* GIVEN EXERCISE
What number of lines in the material contain the word "document"? Give that number alone.

* DATASET EXCERPT
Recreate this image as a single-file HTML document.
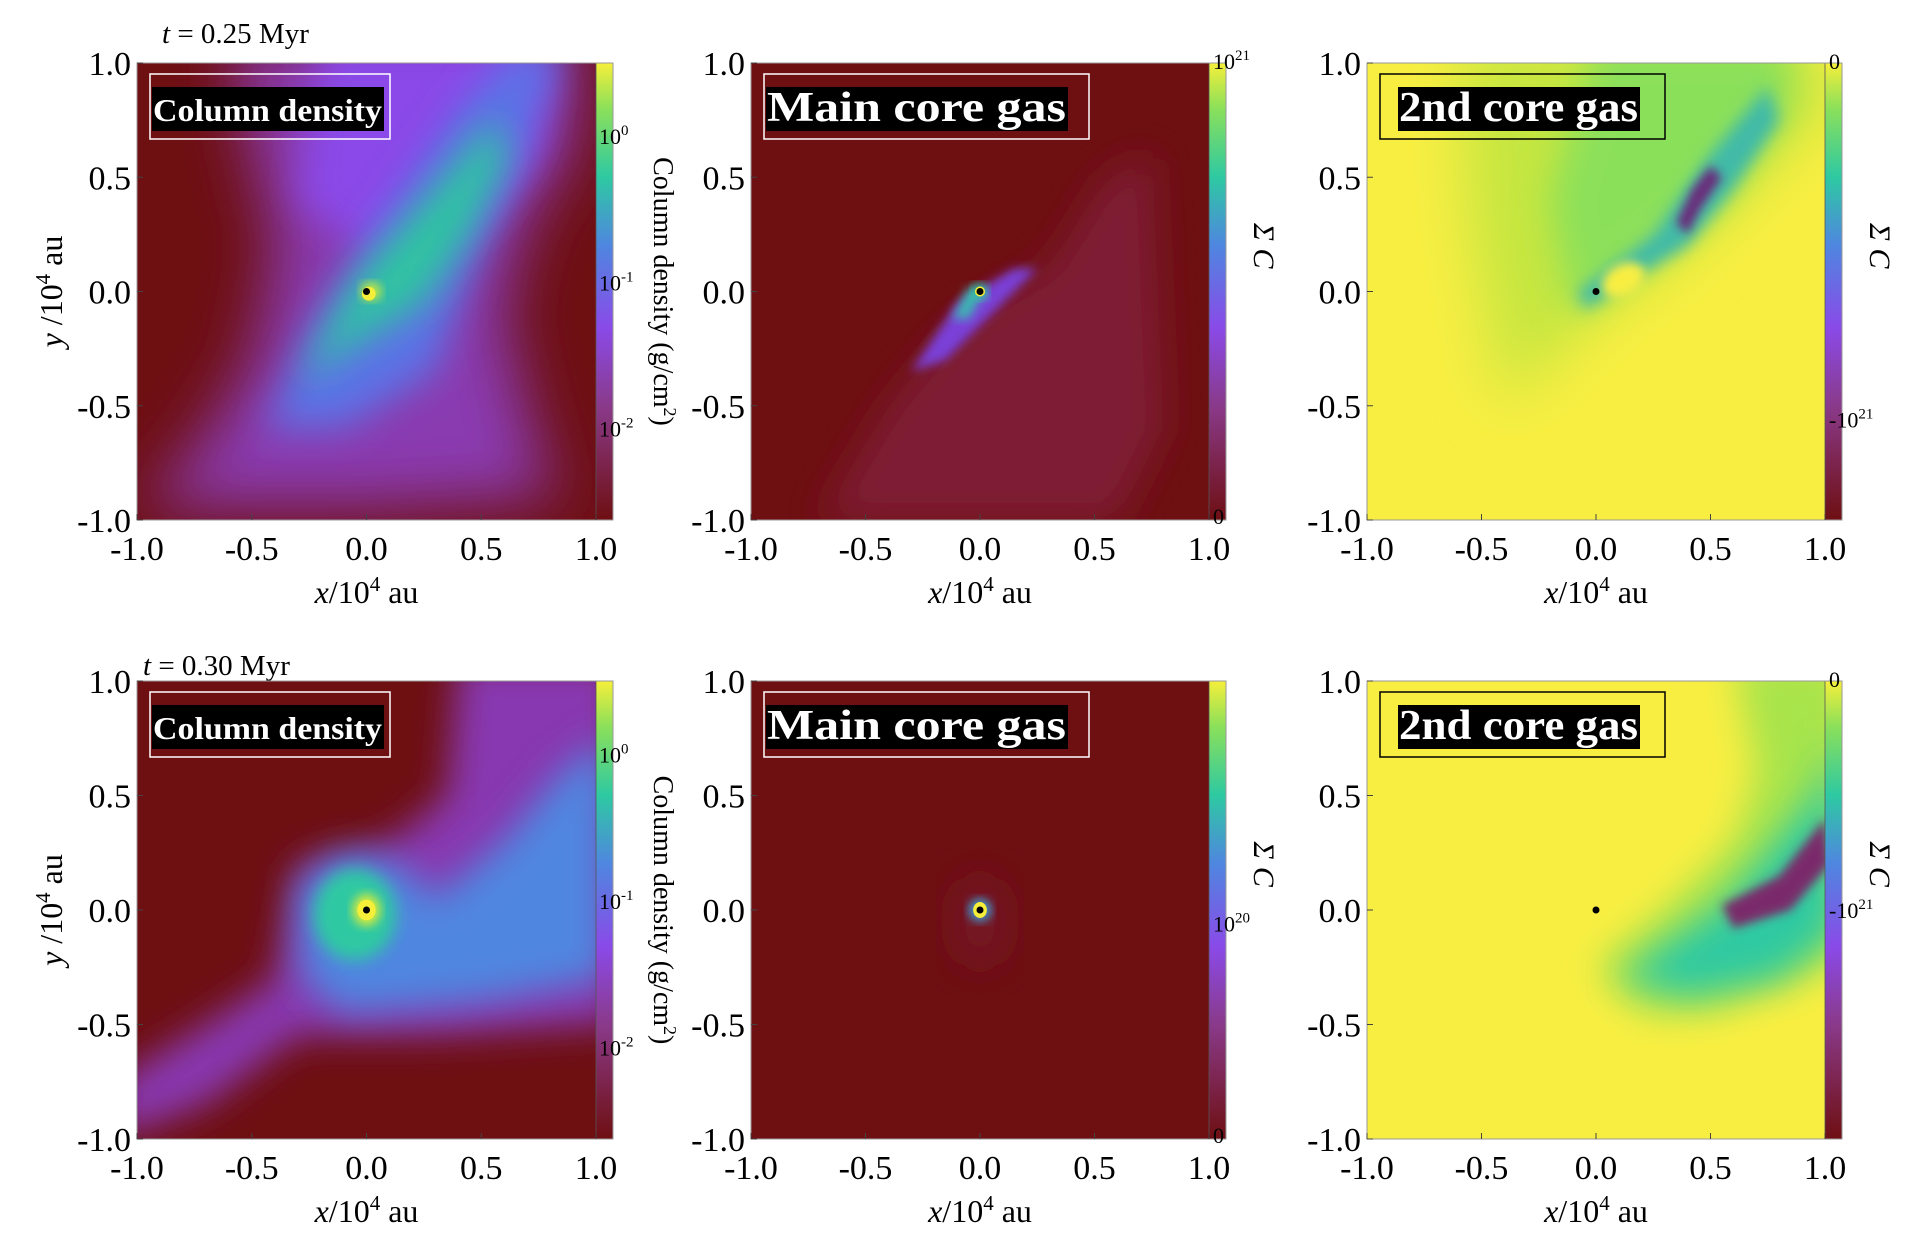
<!DOCTYPE html>
<html><head><meta charset="utf-8"><style>
html,body{margin:0;padding:0;background:#fff;width:1930px;height:1239px;overflow:hidden}
svg{display:block}
text{font-family:"Liberation Serif",serif;fill:#000}
</style></head><body>
<svg id="fig" width="1930" height="1239" viewBox="0 0 1930 1239" xmlns="http://www.w3.org/2000/svg" font-family="Liberation Serif, serif">
<defs>
<linearGradient id="cbGrad" x1="0" y1="1" x2="0" y2="0">
<stop offset="0" stop-color="#6e0f12"/><stop offset="0.25" stop-color="#8a3a8a"/><stop offset="0.42" stop-color="#8a4ae8"/><stop offset="0.6" stop-color="#4f86e0"/><stop offset="0.75" stop-color="#2ec9a2"/><stop offset="0.9" stop-color="#8be05a"/><stop offset="1" stop-color="#f5ef3a"/>
</linearGradient>
<linearGradient id="cbGradR" x1="0" y1="0" x2="0" y2="1">
<stop offset="0" stop-color="#f5ef3a"/><stop offset="0.1" stop-color="#8be05a"/><stop offset="0.25" stop-color="#2ec9a2"/><stop offset="0.4" stop-color="#4f86e0"/><stop offset="0.58" stop-color="#8a4ae8"/><stop offset="0.75" stop-color="#8a3a8a"/><stop offset="1" stop-color="#6e0f12"/>
</linearGradient>
<filter id="b5" x="-20%" y="-20%" width="140%" height="140%"><feGaussianBlur stdDeviation="5"/></filter>
<filter id="b8" x="-20%" y="-20%" width="140%" height="140%"><feGaussianBlur stdDeviation="8"/></filter>
<filter id="b20" x="-30%" y="-30%" width="160%" height="160%"><feGaussianBlur stdDeviation="18"/></filter>
<filter id="b35" x="-30%" y="-30%" width="160%" height="160%"><feGaussianBlur stdDeviation="30"/></filter>
</defs>
</svg>
<script>
const xTicks=[-1.0,-0.5,0.0,0.5,1.0];
const yTicks=[-1.0,-0.5,0.0,0.5,1.0];
const tickText=["-1.0","-0.5","0.0","0.5","1.0"];
const cbLogLabels=["10","10","10"];
const cbLogExp=["0","-1","-2"];
const cbLogPos=[0.84,0.52,0.2];
const timeLabels=["0.25","0.30"];
const NS="http://www.w3.org/2000/svg";
const svg=document.getElementById('fig');
function el(tag,attrs,parent){const e=document.createElementNS(NS,tag);for(const k in attrs)e.setAttribute(k,attrs[k]);(parent||svg).appendChild(e);return e;}
const cols=[{x0:137,x1:596},{x0:751,x1:1209},{x0:1367,x1:1825}];
const rows=[{y0:63,y1:520},{y0:681,y1:1139}];
function mk(c,r){const C=cols[c],R=rows[r];return {x0:C.x0,x1:C.x1,y0:R.y0,y1:R.y1,sx:v=>C.x0+(v+1)/2*(C.x1-C.x0),sy:v=>R.y1-(v+1)/2*(R.y1-R.y0)};}
function poly(P,pts,fill,filt,g,op){const d=pts.map(p=>P.sx(p[0]).toFixed(1)+','+P.sy(p[1]).toFixed(1)).join(' ');const e=el('polygon',{points:d,fill:fill},g);if(filt)e.setAttribute('filter','url(#'+filt+')');if(op)e.setAttribute('opacity',op);return e;}
function ell(P,cx,cy,rx,ry,fill,filt,g,rot){const w=(P.x1-P.x0)/2,h=(P.y1-P.y0)/2;const e=el('ellipse',{cx:P.sx(cx),cy:P.sy(cy),rx:rx*w,ry:ry*h,fill:fill},g);if(filt)e.setAttribute('filter','url(#'+filt+')');if(rot)e.setAttribute('transform','rotate('+rot+' '+P.sx(cx)+' '+P.sy(cy)+')');return e;}
let pid=0;
function panel(c,r,bg,cbKind,name){
  const P=mk(c,r);pid++;
  const g=el('g',{});
  const cp=el('clipPath',{id:'cp'+pid},g);el('rect',{x:P.x0,y:P.y0,width:P.x1-P.x0,height:P.y1-P.y0},cp);
  const img=el('g',{'clip-path':'url(#cp'+pid+')'},g);
  
  el('rect',{x:P.x0,y:P.y0,width:P.x1-P.x0,height:P.y1-P.y0,fill:bg},img);
  P.img=img;
  const cbx=P.x1,cbw=17;
  const cb=el('rect',{x:cbx,y:P.y0,width:cbw,height:P.y1-P.y0,fill:cbKind==='neg'?'url(#cbGradR)':'url(#cbGrad)',stroke:'#555','stroke-width':0.8},g);
  
  el('rect',{x:P.x0,y:P.y0,width:P.x1-P.x0+cbw,height:P.y1-P.y0,fill:'none',stroke:'#999','stroke-width':1},g);
  xTicks.forEach((v,i)=>{const t=el('text',{x:P.sx(v),y:P.y1+40,'font-size':34,'text-anchor':'middle'},g);t.textContent=tickText[i];
    el('line',{x1:P.sx(v),x2:P.sx(v),y1:P.y1,y2:P.y1-6,stroke:'#444','stroke-width':1},g);});
  yTicks.forEach((v,i)=>{const t=el('text',{x:P.x0-6,y:P.sy(v)+12,'font-size':34,'text-anchor':'end'},g);t.textContent=tickText[i];
    el('line',{x1:P.x0,x2:P.x0+6,y1:P.sy(v),y2:P.sy(v),stroke:'#444','stroke-width':1},g);});
  const xt=el('text',{x:(P.x0+P.x1)/2,y:P.y1+83,'font-size':32,'text-anchor':'middle'},g);
  xt.innerHTML='<tspan font-style="italic">x</tspan>/10<tspan dy="-12" font-size="21">4</tspan><tspan dy="12"> au</tspan>';
  
  if(c===0){const yt=el('text',{x:0,y:0,'font-size':32,'text-anchor':'middle',transform:'translate(62,'+((P.y0+P.y1)/2)+') rotate(-90)'},g);
    yt.innerHTML='<tspan font-style="italic">y</tspan> /10<tspan dy="-12" font-size="21">4</tspan><tspan dy="12"> au</tspan>';
    }
  const lb=el('g',{},g);
  P.lb=lb;P.cbx=cbx;P.g=g;
  return P;
}
function labelBox(P,text,boxW,stroke,tw){
  const bx=P.x0+13,by=P.y0+11;
  el('rect',{x:bx,y:by,width:boxW,height:65,fill:'none',stroke:stroke,'stroke-width':1.5},P.lb);
  const off=stroke==='#fff'?2:18;
  el('rect',{x:bx+off,y:by+13,width:tw,height:44,fill:'#000'},P.lb);
  const t=el('text',{x:bx+off+1,y:by+47,'font-size':text==='Column density'?32:42,'font-weight':'bold',textLength:tw-3,lengthAdjust:'spacingAndGlyphs'},P.lb);
  t.style.fill='#fff';t.textContent=text;
}
function star(P){el('circle',{cx:P.sx(0),cy:P.sy(0),r:3.5,fill:'#000'},P.img);}
function cbLog(P){cbLogPos.forEach((f,i)=>{const t=el('text',{x:P.cbx+3,y:P.y1-f*(P.y1-P.y0)+8,'font-size':22},P.g);t.innerHTML=cbLogLabels[i]+'<tspan dy="-9" font-size="15">'+cbLogExp[i]+'</tspan>';});
  const yt=el('text',{x:0,y:0,'font-size':28,'text-anchor':'middle',transform:'translate('+(P.cbx+58)+','+((P.y0+P.y1)/2)+') rotate(90)'},P.g);
  yt.innerHTML='Column density (g/cm<tspan dy="-10" font-size="18">2</tspan><tspan dy="10">)</tspan>';}
function cbSig(P,top,bot,mid,midF){
  const a=el('text',{x:P.cbx+4,y:P.y0+6,'font-size':22},P.g);a.innerHTML=top;
  const b=el('text',{x:P.cbx+4,y:P.y1+4,'font-size':22},P.g);b.innerHTML=bot;
  if(mid){const m=el('text',{x:P.cbx+4,y:P.y1-midF*(P.y1-P.y0)+8,'font-size':22},P.g);m.innerHTML=mid;}
  const s=el('text',{x:0,y:0,'font-size':30,'font-style':'italic','text-anchor':'middle',transform:'translate('+(P.cbx+45)+','+(P.y0+(P.y1-P.y0)*0.4)+') rotate(90)'},P.g);s.textContent='Σ C';
  
}
[0,1].forEach(r=>{const t=el('text',{x:r===0?162:143,y:r===0?43:675,'font-size':29});t.innerHTML='<tspan font-style="italic">t</tspan> = '+timeLabels[r]+' Myr';});

const DR='#6e0f12';
// Panel 1
let P=panel(0,0,DR,'log','column-density-t025');
poly(P,[[-1.0,-0.95],[-0.75,-0.7],[-0.5,-0.3],[-0.4,0.2],[-0.5,0.6],[-0.6,1.1],[0.95,1.1],[0.9,0.6],[0.7,0.3],[0.6,-0.1],[0.75,-0.7],[0.85,-0.9],[0.0,-0.95]],'#8a3ab0','b35',P.img);
poly(P,[[-0.3,0.4],[-0.2,1.1],[0.8,1.1],[0.75,0.6],[0.5,0.3],[0.1,0.1]],'#8a4ae8','b20',P.img);
poly(P,[[-0.45,-0.6],[-0.2,-0.1],[0.1,0.35],[0.45,0.85],[0.65,1.05],[0.85,1.05],[0.65,0.55],[0.45,0.1],[0.3,-0.35],[-0.1,-0.6]],'#5b72e6','b20',P.img);
poly(P,[[-0.3,-0.4],[-0.05,0.05],[0.3,0.45],[0.55,0.75],[0.62,0.6],[0.45,0.25],[0.25,-0.05],[0.0,-0.2]],'#2ec5a0','b20',P.img);
ell(P,0.02,0.0,0.045,0.04,'#c8e840','b5',P.img);ell(P,0.01,-0.01,0.03,0.03,'#f5ef3a',null,P.img);star(P);
labelBox(P,'Column density',240,'#fff',232);cbLog(P);
// Panel 2
P=panel(1,0,DR,'lin','main-core-gas-t025');
poly(P,[[-0.7,-1.0],[-0.4,-0.5],[-0.15,-0.2],[0.1,0.0],[0.3,0.1],[0.55,0.5],[0.75,0.6],[0.8,-0.6],[0.6,-1.0]],'#7f1e36','b20',P.img);
poly(P,[[-0.3,-0.35],[-0.1,-0.05],[0.15,0.1],[0.25,0.1],[0.1,-0.05],[-0.15,-0.3]],'#7a3fd8','b5',P.img);
poly(P,[[-0.12,-0.12],[-0.05,0.02],[0.02,0.0],[-0.05,-0.12]],'#3ab8b0','b5',P.img);
ell(P,0,0,0.035,0.035,'#2ec9a2','b5',P.img);ell(P,0,0,0.022,0.022,'#f5ef3a',null,P.img);star(P);
labelBox(P,'Main core gas',325,'#fff',302);
cbSig(P,'10<tspan dy="-9" font-size="15">21</tspan>','0');
// Panel 3
P=panel(2,0,'#f8ee42','neg','second-core-gas-t025');
poly(P,[[-0.6,1.1],[0.9,1.1],[1.1,0.9],[0.4,0.2],[0.0,-0.1],[-0.4,-0.5],[-0.55,0.3]],'#c4e640','b35',P.img);
poly(P,[[-0.2,0.4],[0.0,1.1],[0.85,1.1],[0.85,0.8],[0.55,0.4],[0.3,0.2],[0.1,0.05],[-0.1,-0.1]],'#8be05a','b20',P.img);
poly(P,[[-0.08,0.0],[0.25,0.25],[0.5,0.6],[0.75,0.9],[0.8,0.75],[0.6,0.45],[0.4,0.2],[0.15,0.05],[-0.05,-0.08]],'#3fbaa8','b8',P.img);
poly(P,[[0.35,0.3],[0.42,0.45],[0.5,0.55],[0.55,0.5],[0.45,0.35],[0.4,0.25]],'#6a2a7a','b5',P.img);
ell(P,0.12,0.05,0.1,0.07,'#f8ee42','b5',P.img,-30);star(P);
labelBox(P,'2nd core gas',285,'#000',242);
cbSig(P,'0','','-10<tspan dy="-9" font-size="15">21</tspan>',0.22);
// Panel 4
P=panel(0,1,DR,'log','column-density-t030');
poly(P,[[-1.1,-1.0],[-1.1,-0.75],[-0.7,-0.5],[-0.4,-0.3],[-0.3,0.2],[0.1,0.3],[0.35,0.5],[0.4,1.1],[1.1,1.1],[1.1,-0.5],[0.3,-0.55],[-0.3,-0.55],[-0.7,-0.85]],'#8838b0','b20',P.img);
poly(P,[[-0.28,-0.3],[-0.3,0.1],[-0.1,0.25],[0.15,0.2],[0.3,0.05],[0.6,0.3],[0.85,0.6],[1.05,0.75],[1.05,-0.3],[0.5,-0.4],[-0.1,-0.45]],'#4f86e0','b20',P.img);
ell(P,-0.05,-0.02,0.18,0.2,'#2ec9a2','b8',P.img);
ell(P,0.0,0.0,0.06,0.07,'#d8ea3a','b5',P.img);ell(P,0.0,0.0,0.04,0.045,'#f5ef3a',null,P.img);star(P);
labelBox(P,'Column density',240,'#fff',232);cbLog(P);
// Panel 5
P=panel(1,1,DR,'lin','main-core-gas-t030');
ell(P,0,-0.05,0.12,0.2,'#761628','b20',P.img);
ell(P,0,0,0.05,0.05,'#3a9bd8','b5',P.img);ell(P,0,0,0.03,0.035,'#f5ef3a',null,P.img);star(P);
labelBox(P,'Main core gas',325,'#fff',302);
cbSig(P,'','0','10<tspan dy="-9" font-size="15">20</tspan>',0.47);
// Panel 6
P=panel(2,1,'#f8ee42','neg','second-core-gas-t030');
poly(P,[[0.2,-0.45],[0.5,-0.45],[0.9,-0.3],[1.1,-0.2],[1.1,1.1],[0.6,1.1],[0.7,0.6],[0.6,0.3],[0.3,0.0],[0.0,-0.25]],'#a8e44c','b20',P.img);
poly(P,[[0.1,-0.3],[0.4,-0.38],[0.8,-0.3],[1.05,-0.1],[1.05,0.75],[0.95,0.5],[0.75,0.25],[0.55,0.02],[0.3,-0.15]],'#2ec9a2','b20',P.img);
poly(P,[[0.55,0.02],[0.8,0.15],[1.0,0.4],[1.02,0.2],[0.85,0.0],[0.6,-0.08]],'#7a2a6a','b5',P.img);
star(P);
labelBox(P,'2nd core gas',285,'#000',242);
cbSig(P,'0','','-10<tspan dy="-9" font-size="15">21</tspan>',0.5);
</script>
</body></html>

* SOLUTION
3